BY EVERYNIGHT CHARLEY CRESPO | Nearly every millionaire music artist started his or her career path by playing in independently owned music venues. Musicians normally play live in small privately owned nightclubs long before they generate media coverage, record contracts and television appearances.
The paradigm has shifted a bit in the 21st century, with many young acts launching a career on YouTube, TikTok and Instagram, but this has not diminished the importance of local music venues.
More and more music venues have reopened with the gradual governmental easing of pandemic-era restrictions over recent months. Venues reported many sold-out shows, even as capacity limits increased, showing that the public is ready to attend public gatherings with live music.
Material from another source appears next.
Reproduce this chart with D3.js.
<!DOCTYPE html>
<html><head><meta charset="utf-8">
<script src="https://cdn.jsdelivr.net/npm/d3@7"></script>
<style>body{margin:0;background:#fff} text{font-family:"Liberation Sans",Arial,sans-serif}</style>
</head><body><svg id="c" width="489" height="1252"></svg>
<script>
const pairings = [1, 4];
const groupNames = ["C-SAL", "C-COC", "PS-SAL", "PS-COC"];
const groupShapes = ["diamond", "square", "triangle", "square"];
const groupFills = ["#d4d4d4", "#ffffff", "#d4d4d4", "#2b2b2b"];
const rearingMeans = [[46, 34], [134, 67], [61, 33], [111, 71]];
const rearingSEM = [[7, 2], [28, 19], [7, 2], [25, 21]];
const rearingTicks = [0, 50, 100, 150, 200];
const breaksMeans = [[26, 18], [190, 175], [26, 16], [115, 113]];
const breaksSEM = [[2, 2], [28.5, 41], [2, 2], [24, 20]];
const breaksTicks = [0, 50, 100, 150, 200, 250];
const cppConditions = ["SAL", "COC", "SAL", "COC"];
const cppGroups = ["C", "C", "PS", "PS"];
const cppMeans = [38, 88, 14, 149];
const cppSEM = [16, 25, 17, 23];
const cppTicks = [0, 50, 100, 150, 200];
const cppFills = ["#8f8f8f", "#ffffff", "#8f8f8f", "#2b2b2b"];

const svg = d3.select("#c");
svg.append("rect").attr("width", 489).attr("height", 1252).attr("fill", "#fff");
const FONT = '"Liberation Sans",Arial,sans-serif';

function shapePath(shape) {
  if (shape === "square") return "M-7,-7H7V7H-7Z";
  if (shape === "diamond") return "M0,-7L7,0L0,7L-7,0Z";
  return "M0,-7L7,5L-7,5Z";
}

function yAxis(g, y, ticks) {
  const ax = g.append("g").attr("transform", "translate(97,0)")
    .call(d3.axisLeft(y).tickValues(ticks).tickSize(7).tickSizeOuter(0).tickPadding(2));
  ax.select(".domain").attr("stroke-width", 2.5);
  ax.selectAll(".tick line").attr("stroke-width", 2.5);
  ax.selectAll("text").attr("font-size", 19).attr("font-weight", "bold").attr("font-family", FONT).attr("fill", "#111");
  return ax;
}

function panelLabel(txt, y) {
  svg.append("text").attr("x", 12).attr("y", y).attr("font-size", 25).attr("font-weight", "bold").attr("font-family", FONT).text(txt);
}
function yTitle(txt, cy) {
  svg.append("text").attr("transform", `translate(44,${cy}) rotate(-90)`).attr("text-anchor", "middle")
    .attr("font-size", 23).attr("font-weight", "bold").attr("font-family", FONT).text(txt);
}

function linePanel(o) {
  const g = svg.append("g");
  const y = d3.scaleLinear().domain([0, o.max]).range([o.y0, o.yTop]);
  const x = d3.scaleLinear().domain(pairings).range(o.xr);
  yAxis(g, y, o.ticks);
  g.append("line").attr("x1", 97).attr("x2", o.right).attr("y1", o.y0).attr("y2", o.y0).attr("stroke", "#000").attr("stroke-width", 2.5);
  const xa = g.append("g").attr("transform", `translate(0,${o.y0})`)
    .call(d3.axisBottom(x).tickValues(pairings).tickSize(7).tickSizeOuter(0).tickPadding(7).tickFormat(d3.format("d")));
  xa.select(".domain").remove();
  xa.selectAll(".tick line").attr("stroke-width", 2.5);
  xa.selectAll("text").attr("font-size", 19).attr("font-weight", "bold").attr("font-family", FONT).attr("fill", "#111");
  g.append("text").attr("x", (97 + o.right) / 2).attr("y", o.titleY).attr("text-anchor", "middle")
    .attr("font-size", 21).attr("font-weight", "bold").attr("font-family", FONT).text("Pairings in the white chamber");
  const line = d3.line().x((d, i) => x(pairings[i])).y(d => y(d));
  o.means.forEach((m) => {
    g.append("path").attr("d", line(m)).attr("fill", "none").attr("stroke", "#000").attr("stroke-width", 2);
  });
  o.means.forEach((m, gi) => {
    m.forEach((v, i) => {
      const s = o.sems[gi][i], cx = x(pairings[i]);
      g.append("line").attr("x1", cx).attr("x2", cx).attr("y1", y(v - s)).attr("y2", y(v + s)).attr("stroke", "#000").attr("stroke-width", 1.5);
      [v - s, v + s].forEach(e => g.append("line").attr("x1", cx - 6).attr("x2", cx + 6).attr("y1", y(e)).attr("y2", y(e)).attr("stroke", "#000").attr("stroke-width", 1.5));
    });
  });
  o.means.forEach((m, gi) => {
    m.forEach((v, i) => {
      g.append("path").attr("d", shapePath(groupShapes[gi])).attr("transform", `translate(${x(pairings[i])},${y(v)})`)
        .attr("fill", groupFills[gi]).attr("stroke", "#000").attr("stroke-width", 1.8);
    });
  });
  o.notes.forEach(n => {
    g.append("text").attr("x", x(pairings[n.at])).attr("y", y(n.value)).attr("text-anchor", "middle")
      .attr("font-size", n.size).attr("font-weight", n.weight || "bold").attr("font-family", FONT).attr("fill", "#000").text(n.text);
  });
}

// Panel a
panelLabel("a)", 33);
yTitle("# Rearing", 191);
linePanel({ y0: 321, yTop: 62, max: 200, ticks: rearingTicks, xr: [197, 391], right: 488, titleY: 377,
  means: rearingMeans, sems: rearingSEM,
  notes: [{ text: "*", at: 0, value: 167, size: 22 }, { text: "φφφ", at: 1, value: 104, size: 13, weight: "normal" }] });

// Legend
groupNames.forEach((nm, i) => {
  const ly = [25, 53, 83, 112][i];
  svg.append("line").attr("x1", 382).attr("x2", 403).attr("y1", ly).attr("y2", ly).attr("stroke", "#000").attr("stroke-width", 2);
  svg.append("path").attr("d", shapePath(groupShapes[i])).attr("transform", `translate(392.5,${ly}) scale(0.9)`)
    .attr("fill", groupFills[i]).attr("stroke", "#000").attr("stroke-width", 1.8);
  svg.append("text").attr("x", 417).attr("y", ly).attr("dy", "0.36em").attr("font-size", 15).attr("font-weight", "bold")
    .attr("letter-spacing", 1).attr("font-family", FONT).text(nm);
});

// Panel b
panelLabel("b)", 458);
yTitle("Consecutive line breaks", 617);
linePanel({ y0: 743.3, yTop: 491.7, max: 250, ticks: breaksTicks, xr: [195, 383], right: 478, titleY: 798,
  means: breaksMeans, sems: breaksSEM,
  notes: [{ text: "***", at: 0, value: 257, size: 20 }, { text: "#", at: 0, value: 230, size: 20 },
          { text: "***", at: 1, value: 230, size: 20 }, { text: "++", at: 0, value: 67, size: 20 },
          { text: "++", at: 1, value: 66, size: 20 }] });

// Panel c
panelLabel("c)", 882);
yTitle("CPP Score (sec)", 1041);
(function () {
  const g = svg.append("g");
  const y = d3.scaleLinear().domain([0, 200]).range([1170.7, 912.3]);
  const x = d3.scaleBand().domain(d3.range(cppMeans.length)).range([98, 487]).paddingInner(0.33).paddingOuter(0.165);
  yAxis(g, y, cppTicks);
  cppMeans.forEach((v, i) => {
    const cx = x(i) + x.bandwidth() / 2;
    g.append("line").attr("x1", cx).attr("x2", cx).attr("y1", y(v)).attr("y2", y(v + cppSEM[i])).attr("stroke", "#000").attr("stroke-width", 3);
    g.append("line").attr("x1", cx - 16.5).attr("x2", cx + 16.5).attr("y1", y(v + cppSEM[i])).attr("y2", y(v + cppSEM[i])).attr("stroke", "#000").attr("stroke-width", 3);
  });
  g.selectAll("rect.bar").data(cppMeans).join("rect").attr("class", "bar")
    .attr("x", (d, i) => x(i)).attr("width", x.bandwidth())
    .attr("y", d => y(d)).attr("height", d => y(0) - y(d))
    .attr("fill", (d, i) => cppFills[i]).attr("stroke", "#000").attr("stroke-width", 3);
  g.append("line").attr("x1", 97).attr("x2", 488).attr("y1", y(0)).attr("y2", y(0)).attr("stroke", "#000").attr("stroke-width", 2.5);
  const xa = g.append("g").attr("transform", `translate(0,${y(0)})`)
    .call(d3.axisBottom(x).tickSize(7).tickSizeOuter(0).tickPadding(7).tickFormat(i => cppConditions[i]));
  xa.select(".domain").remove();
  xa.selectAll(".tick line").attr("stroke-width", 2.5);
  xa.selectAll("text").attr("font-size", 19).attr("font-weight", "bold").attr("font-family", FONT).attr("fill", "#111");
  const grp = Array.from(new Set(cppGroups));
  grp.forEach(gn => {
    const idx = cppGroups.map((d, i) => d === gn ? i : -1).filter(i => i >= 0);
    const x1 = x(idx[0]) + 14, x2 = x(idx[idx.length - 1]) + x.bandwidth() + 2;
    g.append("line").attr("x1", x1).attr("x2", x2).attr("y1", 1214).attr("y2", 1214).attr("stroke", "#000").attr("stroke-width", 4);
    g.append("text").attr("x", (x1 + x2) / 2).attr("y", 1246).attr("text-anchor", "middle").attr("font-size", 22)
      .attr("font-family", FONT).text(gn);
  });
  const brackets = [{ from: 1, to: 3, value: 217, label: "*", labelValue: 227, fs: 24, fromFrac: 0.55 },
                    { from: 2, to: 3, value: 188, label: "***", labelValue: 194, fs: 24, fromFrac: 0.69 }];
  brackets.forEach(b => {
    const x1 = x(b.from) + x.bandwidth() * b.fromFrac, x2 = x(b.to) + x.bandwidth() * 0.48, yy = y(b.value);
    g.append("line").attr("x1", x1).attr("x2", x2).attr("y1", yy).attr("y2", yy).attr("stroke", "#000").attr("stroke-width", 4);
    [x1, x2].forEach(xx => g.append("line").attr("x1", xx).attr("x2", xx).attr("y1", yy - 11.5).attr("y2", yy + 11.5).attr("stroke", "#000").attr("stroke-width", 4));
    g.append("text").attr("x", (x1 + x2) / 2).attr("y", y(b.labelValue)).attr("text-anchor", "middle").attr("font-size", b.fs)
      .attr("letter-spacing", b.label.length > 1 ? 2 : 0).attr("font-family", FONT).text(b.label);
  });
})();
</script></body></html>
Masked or maskless, sitting or standing, vaccination-only or mixed audience, the live music circuit has activated.
The larger venues are dependent on touring talent, and so the logistics involved have delayed their reopening. Most will reopen in the late summer or early fall. As such, smaller venues, catering particularly to local musicians, have filled the void more prominently than ever before. Currently, newer artists may be enjoying more exposure with audiences who previously concentrated on attending major concerts.
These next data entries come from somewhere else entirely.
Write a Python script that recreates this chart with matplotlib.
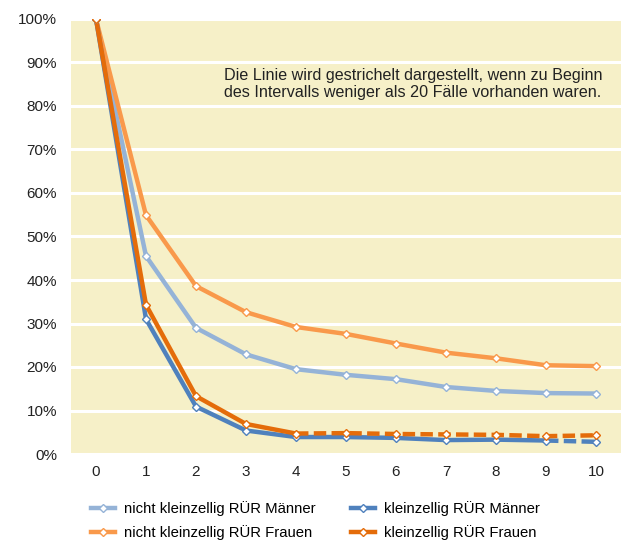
import matplotlib.pyplot as plt
from matplotlib.ticker import FuncFormatter

plt.rcParams['font.family'] = ['Liberation Sans', 'DejaVu Sans']

jahre = [0, 1, 2, 3, 4, 5, 6, 7, 8, 9, 10]
nkz_maenner = [100, 45.5, 29.0, 22.9, 19.5, 18.2, 17.2, 15.4, 14.5, 14.0, 13.9]
nkz_frauen = [100, 54.9, 38.6, 32.6, 29.2, 27.6, 25.4, 23.3, 22.0, 20.4, 20.2]
kz_maenner = [100, 31.0, 10.9, 5.4, 3.9, 3.9, 3.7, 3.2, 3.3, 3.1, 2.8]
kz_frauen = [100, 34.3, 13.3, 6.9, 4.7, 4.8, 4.6, 4.5, 4.4, 4.1, 4.3]
# index from which the line is dashed (fewer than 20 cases)
dash_ab = {'nkz_m': None, 'nkz_f': None, 'kz_m': 9, 'kz_f': 4}

labels = ['nicht kleinzellig RÜR Männer', 'nicht kleinzellig RÜR Frauen',
          'kleinzellig RÜR Männer', 'kleinzellig RÜR Frauen']
colors = ['#95B3D7', '#F9994B', '#4F81BD', '#E46C0A']

fig = plt.figure(figsize=(6.32, 5.44), dpi=100)
ax = fig.add_axes([71 / 632, 90 / 544, 550 / 632, 435 / 544])
ax.set_facecolor('#F6F0C8')

series = [(nkz_maenner, 'nkz_m'), (nkz_frauen, 'nkz_f'),
          (kz_maenner, 'kz_m'), (kz_frauen, 'kz_f')]
handles = []
for (vals, key), lab, col in zip(series, labels, colors):
    k = dash_ab[key]
    if k is None:
        k = len(vals) - 1
    ax.plot(jahre[:k + 1], vals[:k + 1], color=col, lw=3.2, zorder=3,
            solid_capstyle='round')
    if k < len(vals) - 1:
        ax.plot(jahre[k:], vals[k:], color=col, lw=3.2, ls=(0, (2.8, 1.2)), zorder=3)
    ax.plot(jahre, vals, ls='none', marker='D', ms=4, mfc='white', mec=col,
            mew=1, zorder=4)
    h, = ax.plot([], [], color=col, lw=3.2, marker='D', ms=4, mfc='white',
                 mec=col, mew=1, label=lab)
    handles.append(h)

ax.set_xlim(-0.5, 10.5)
ax.set_ylim(0, 100)
ax.set_xticks(jahre)
ax.set_yticks(range(0, 101, 10))
ax.yaxis.set_major_formatter(FuncFormatter(lambda v, p: f'{int(v)}%'))
ax.grid(axis='y', color='white', lw=2.2, zorder=1)
ax.set_axisbelow(True)
for s in ax.spines.values():
    s.set_visible(False)
ax.tick_params(length=0, labelsize=11, colors='#222222', pad=10)
ax.tick_params(axis='x', pad=8)

ax.text(0.278, 0.85,
        'Die Linie wird gestrichelt dargestellt, wenn zu Beginn\n'
        'des Intervalls weniger als 20 Fälle vorhanden waren.',
        transform=ax.transAxes, ha='left', va='center', fontsize=11.6,
        color='#222222', linespacing=1.15)

fig.legend(handles=handles, loc='upper left',
           bbox_to_anchor=(78 / 632, 1 - 488 / 544),
           ncol=2, frameon=False, fontsize=10.7, handlelength=1.6,
           columnspacing=2.4, handletextpad=0.6, labelspacing=0.58)

fig.savefig('out.png', dpi=100)
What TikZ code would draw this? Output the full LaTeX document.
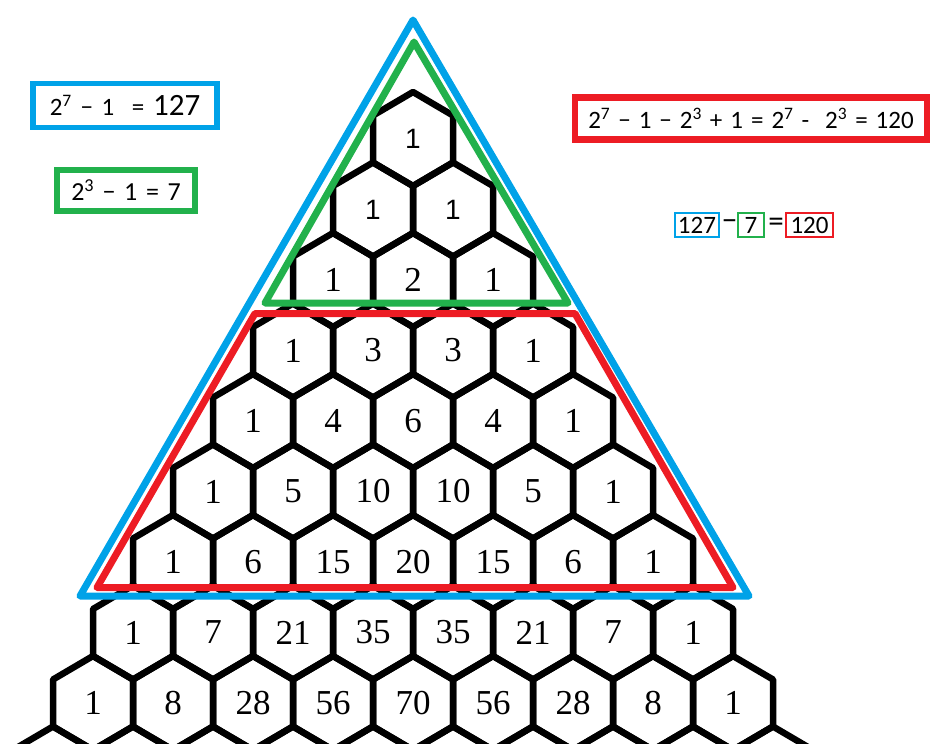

In Downtown Manhattan, the Anyway Café, the Red Lion, Rue-B and Small’s Jazz Club are presenting live music seven nights a week. The 55 Bar, Arlene’s Grocery, The Bitter End, City Winery NYC, Mercury Lounge and Rockwood Music Hall are slowly approaching that same level of bookings. Week after week, the choices are multiplying.
Independent Venue Week, which ran from July 12 to 18, celebrates the bars, cabarets, restaurants and other mom-and-pop-owned music venues that bind two populations — musicians looking for a stage and audiences looking to enjoy live music. More than 350 participating venues from all 50 states, plus Washington, D.C., and Puerto Rico, made this year’s event the largest to date.
“Independent Venue Week exists to highlight the importance of independent stages all over the country, from the busiest of cities to the smallest of towns,” said Cecilie Nielsen, director of special projects at Marauder, the firm that runs the American iteration of Independent Venue Week. “We’re thrilled that our full program reflects our mission and we are happy to see such a high level of participation following 16 months of hardship for independent live music.”
Originating in London, Independent Venue Week came to the United States in 2018.
Perhaps due to a lack of local promotion, few New York City venue operators registered for this year’s Independent Venue Week. Several larger venues that might have participated are not yet reopened. Twelve New York City venues participated, including three in Manhattan — Arlene’s Grocery, Birdland and Drom — eight in Brooklyn and one in Queens.